Prezydencie zabierz tiry spod naszych okien
Ponad 400 osób – mieszkańców ulicy Poznańskiej w Łomży - domaga się od prezydenta miasta ograniczenia ruchu tirów na tej ulicy. Jak twierdzą, od stycznia ich życie zamieniło się w piekło. Wówczas to zamknięto dla ruch ciężarówek Al. Legionów, a tiry jadące do i z Ostrowi Mazowieckiej, muszą przejechać przez ulicę Poznańską. Potworny hałas nie daje ludziom spać w nocy, a wibracje powodują, że ściany okolicznych domów pękają. Po blisko dwóch miesiącach prowadzenia korespondencji z ratuszem mieszkańcy Poznańskiej zarzucają prezydentowi bezczynność... Prezydent twierdzi, że sprawę załatwi obwodnica miasta, która ma powstać za kilka lat.
Z przeprowadzonego przez urząd miejski pomiaru ruchu wyszło, że w ciągu godziny ulicą Poznańską przejechało 68 wielkich ciężarówek! Jak twierdzi Wiesław Tercjak, pędzące nocą z prędkością 80-90 km/h ciężarówki powodują takich hałas, że mieszkańcy teraz nie mogą nawet marzyć o spokojnym śnie. Na coraz większej liczbie domów pojawiają się także pęknięcia ścian. - Kto za to zapłaci – dopytuje Tercjak. Tymczasem ratusz odpowiada, że problem tirów Łomża zawdzięcza Generalnej Dyrekcji Dróg Krajowych i Autostrad, która w połowie ubiegłego roku przywróciła ruch ciężarówek na drodze krajowej nr 61 z Łomży do Augustowa.
- Na obecną chwilę skierowanie tego ruchu na ulice Wojska Polskiego i Poznańską jest jedyną możliwością, jaką mógł zastosować prezydent miasta Łomża – napisał Łukasz Czech z biura prasowego ratusza, odpowiadając na nasze pytania. Zdaniem władz miasta sprawę może załatwić jedynie budowa obwodnicy miasta, ale niestety potrwa to co najmniej kilka lat. Łukasz Czech dodaje także, że prezydent podejmuje działania zmierzające do ograniczenia przejazdów tirów przez miasto.

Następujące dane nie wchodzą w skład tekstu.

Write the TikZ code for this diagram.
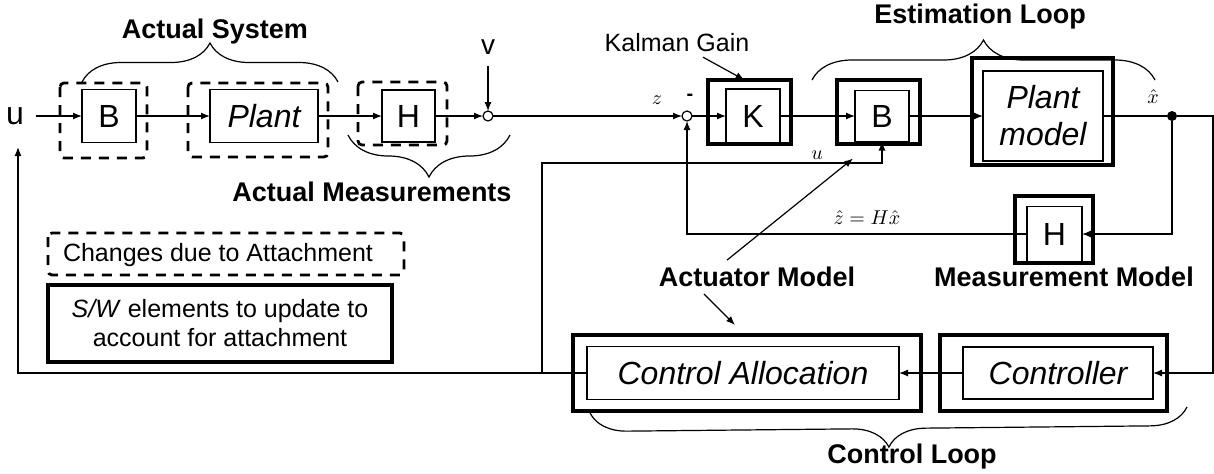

Temu właśnie mają służyć ustawione znaki zakazu wjazdu samochodów o masie całkowitej powyżej 30 ton na stary most i o masie całkowitej powyżej 15 ton na nowy most. Kolejną przeszkoda zwłaszcza dla jadących tranzytem największych tirów, ma być waga, którą władze miasta budują przy ulicy Zjazd. Prace nad budową specjalnej zatoki, gdzie będzie odbywało się ważenie pojazdów powinny zakończyć się do końca maja. - Częste, ciągłe kontrole przeprowadzane przez Inspekcję Transportu Drogowego (kwestia ta został już uzgodniona z ITD) powinny ograniczyć ruch najcięższych tirów przez nasze miasto – dodaje Czech.
Mieszkańcy Poznańskiej nie są jednak takimi odpowiedziami usatysfakcjonowani. Jak twierdzą, skoro prezydent skierował ruch tirów na ich ulicę, to równie prosto może skierować go także w inne miejsce. - Prosimy zwrócić uwagę, na to, że tiry przejeżdżają przez całe miasto ul. Wojska Polskiego i 100 m przed końcem miasta połowa lub więcej z nich skręca w ulicę Poznańską(...) - piszą w swoim proteście. Dodają też, że przy Al. Legionów mieszka mniej mieszkańców w bezpośredniej styczności z jezdnią niż przy ul. Poznańskiej.